Beginning next year, restaurant chains with more than 20 locations nationwide will be subject to new rules requiring calorie information on all menus. Restaurants will have to measure menu items made in-house, but when it comes to products such as beer — which are manufactured elsewhere and distributed to chains — the data must be shipped with the product.
Brewers are facing the prospect of spending potentially thousands to determine calorie counts for every variety of beer produced. Unless they spend the money to provide the information, breweries may never get their products into chain restaurants, like Buffalo Wild Wings and Applebee’s.
As is often the case with regulations, smaller breweries stand to lose the most.
“A regional craft brewer or a major brewery can spread the cost over a much larger volume of sales and it’s not so unreasonable for them,” said Paul Gatza, a former brewer who now heads the Boulder, Colorado, based Brewers’ Association, an industry group.

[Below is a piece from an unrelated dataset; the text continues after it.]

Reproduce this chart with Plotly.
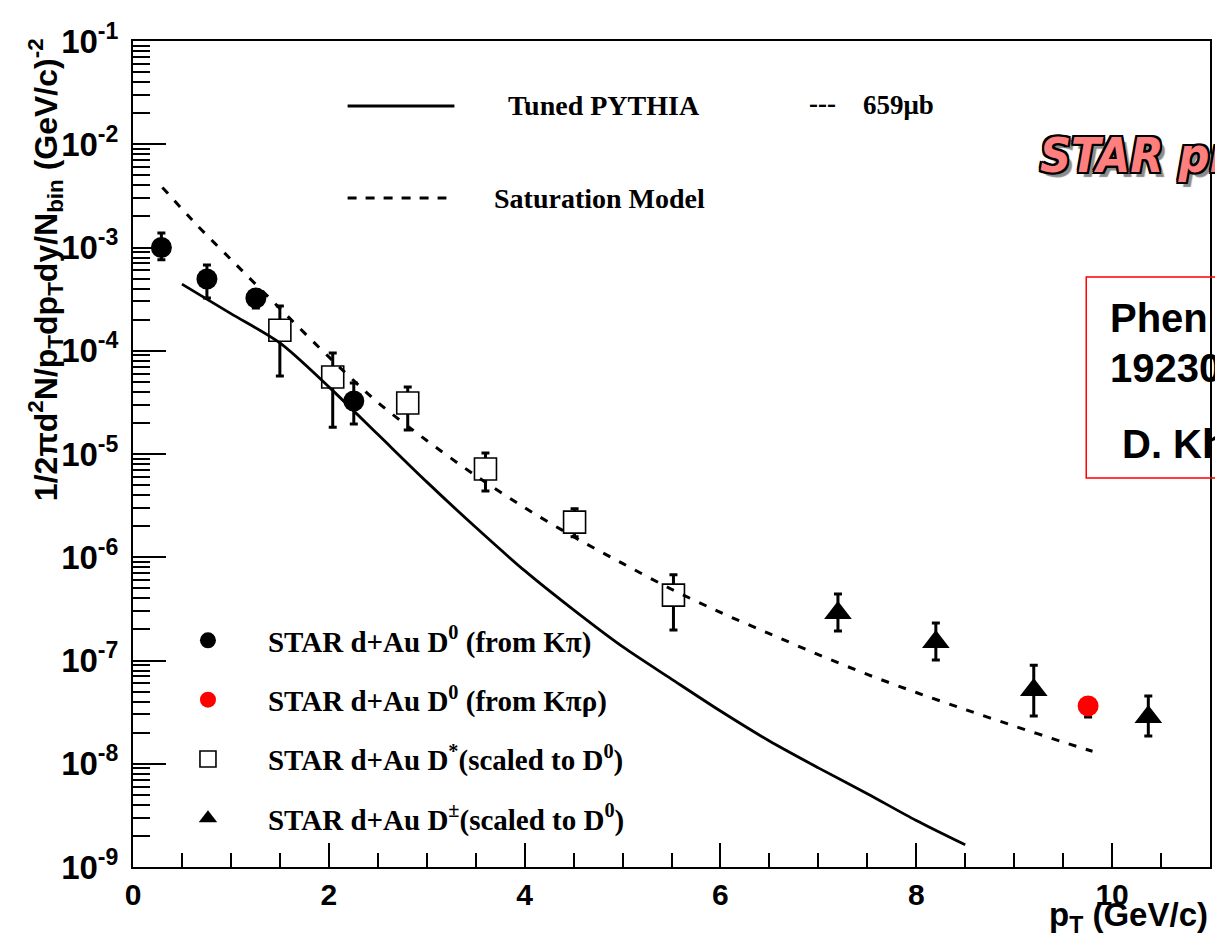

“Smaller guys that are just trying to sell a keg or two here or there, they have a decision to make on whether it is worth the additional cost to try to get their beers into chain restaurants,” Gatza told Watchdog.
The Food and Drug Administration is in the process of finalizing menu labeling rules that were part of the Affordable Care Act. Intended to make Americans more aware of their dietary choices, the rules are subject to controversy on several fronts, and the FDA announced in September that implementation of the new rules would be pushed back one full year, until December 2016, as the feds try to work out the kinks.
The new regulations also will apply to grocery and convenience stores, bowling alleys, movie theaters and sports venues — severely curtailing where some beers are sold.
The menu labeling requirement is hitting businesses across the entire food service industry. By the Obama administration’s official estimate, the new requirement will cost businesses as much as $1.5 billion.